Nel giardino di pietre che è il deserto, nuovo spettrale giardino dell’Eden, Gesù vince il vecchio e ci aiuta a seminare occhi nuovi sulla vita.
Il deserto e il regno, la sterilità e la fioritura, la morte e la vita: i versetti di Marco dipingono nella prima pagina del suo vangelo i paesaggi del cuore dell’uomo.
Gesù inizia dal deserto: dalla sete, dalla solitudine, dall’angoscia delle interminabili notti. Sceglie di entrare da subito nel paesaggio della nostra fatica di vivere. Ci sta quaranta giorni, un tempo lungo e simbolico. In questo luogo di morte Gesù gioca la partita decisiva, questione di vita o di morte.
Il Messia è tentato di tradire la sua missione per l’uomo: preferire il suo successo personale alla mia guarigione. Resiste, e in quei quaranta giorni la pietraia intorno a lui si popola.
Dai sassi emerge la vita. Una fioritura di creature selvatiche, sbucate da chissà dove, e presenze lucenti di angeli a rischiarare le notti.

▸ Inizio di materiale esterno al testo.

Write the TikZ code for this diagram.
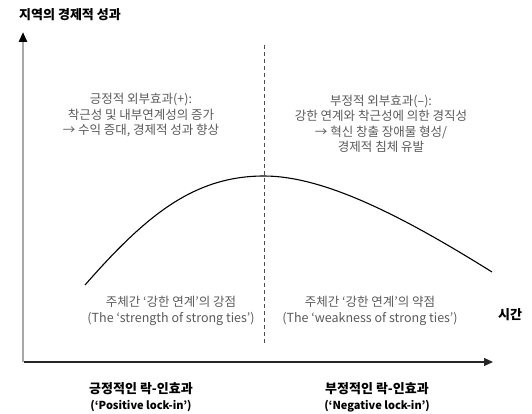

Da quando Gesù lo ha abitato, non c’è più deserto che non sia benedetto da Dio.
All’inizio di Quaresima, come ai tornanti della vita, queste parole non sono una ingiunzione, ma una promessa. Perché ciò che converte il cuore dell’uomo è sempre una promessa di più gioia, un sogno di più vita. Che Gesù racchiude dentro la primavera di una parola nuova, la parola generatrice di tutto il suo messaggio: il regno di Dio è vicino.
Gesù non viene per denunciare, ma per annunciare, viene come il messaggero di una novità straordinariamente promettente. Il suo annuncio è un ‘sì’, e non un ‘no': è possibile per tutti vivere meglio, vivere una vita buona bella beata come la sua.
Per raggiungerla non basta lo sforzo, devi prima conoscere la bellezza di ciò che sta succedendo, la grandezza di un dono che viene da fuori di noi.
E questo dono è Dio stesso, che è vicino, che è dentro di te, mite e possente energia, dentro il mondo come seme in grembo di donna. E il suo scopo è farti diventare il meglio di ciò che puoi diventare.